Les registres littéraires
(tonalités) :
1/ Je viens de faire mon testament. A quoi bon ? Je
suis condamné aux frais et tout ce que j’ai y suffira à peine. La guillotine,
c’est trop cher.
2/ Les hommes, je me rappelle l’avoir lu dans je ne sais
quel livre où il n’y avait que cela de bon les hommes sont tous condamnés à
mort avec des sursis indéfinis. Qu’y a-t-il donc de changé à ma
situation ?
3/ Je voulus répéter à haute voix ce que je lui avais
dit ; plutôt cent fois la mort ! Mais l’haleine me manqua, et je ne
pus que l’arrêter rudement par le bras, en criant avec une force
convulsive : Non !
4/ Un condamné à mort ! Voilà cinq semaines que
j’habite avec cette pensée, toujours seul avec elle, toujours glacé de sa
présence, toujours courbé sous son poids.
5/ Je me levai, mes dents claquaient, mes mains tremblaient
et ne savaient où trouver mes vêtements mes jambes étaient faibles. Au premier
pas que je fis, je trébuchais comme un portefaix trop chargé.
6/ Il m’a semblé tout à coup que ces noms fatals étaient
écrits avec du feu sur le mur noir … et puis il m’a paru que le cachot était
plein d’hommes, d’hommes étranges qui portaient leur tête dans leur main
gauche, et la portaient par la bouche, parce qu’il n’y avait pas de chevelure.
7/ C’était en effet, pour un reclus solitaire, une bonne
fortune qu’un spectacle, si odieux qu’il fût. J’acceptai l’amusement.
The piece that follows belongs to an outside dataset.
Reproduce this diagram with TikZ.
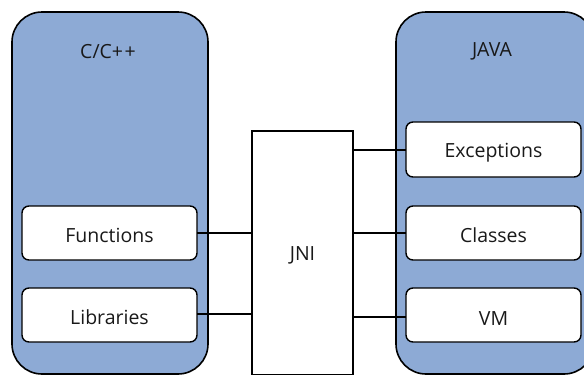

8/ Ah qu’une prison est quelque chose d’infâme ! Il y a
un venin qui salit tout. Tout s’y flétrit, même la chanson d’une petite fille
de quinze ans ! Vous y trouvez un oiseau, il a de la boue sur
l’aile ; vous la respirez, elle pue.
9/ C’est monsieur le procureur général, je lui ai-je
répondu, qui a demandé si instamment ma tête ? Bien de l’honneur pour moi
qu’il m’écrive. J’espère que ma mort lui va faire grand plaisir ; car il
me serait dur de penser qu’il l’a sollicitée avec tant d’ardeur et qu’elle lui
était indifférente.
10/ Ah ma pauvre petite fille ! Encore six heures et je
serai mort ! Je serai quelque chose d’immonde qui traînera sur la table
froide des amphithéâtres ; une tête qu’on moulera d’un côté, un tronc
qu’on disséquera de l’autre, puis de ce qui restera, on en mettra plein une
bière, et le tout ira à Clamart.
11/ Ô ma grâce ! Ma grâce : On me fera peut-être
une grâce. Le roi ne m’en veut pas. Qu’on aille chercher mon avocat ! Vite
l’avocat ! Je veux bien des galères. Cinq ans de galères, et que tout soit
dit – ou vingt ans – ou à perpétuité avec le fer rouge. Mais grâce de la
vie !
12/ Je me vois enfant, écolier rieur et frais, jouant,
courant, criant avec mes frères dans la grande allée verte de ce jardin sauvage
où ont coulées les premières années.
13/ Seul à seul avec une idée de crime et de châtiment, une
idée de meurtre et de mort ! Est-ce que je puis avoir quelque chose à dire,
moi qui n’ai plus rien à faire faire dans ce monde ?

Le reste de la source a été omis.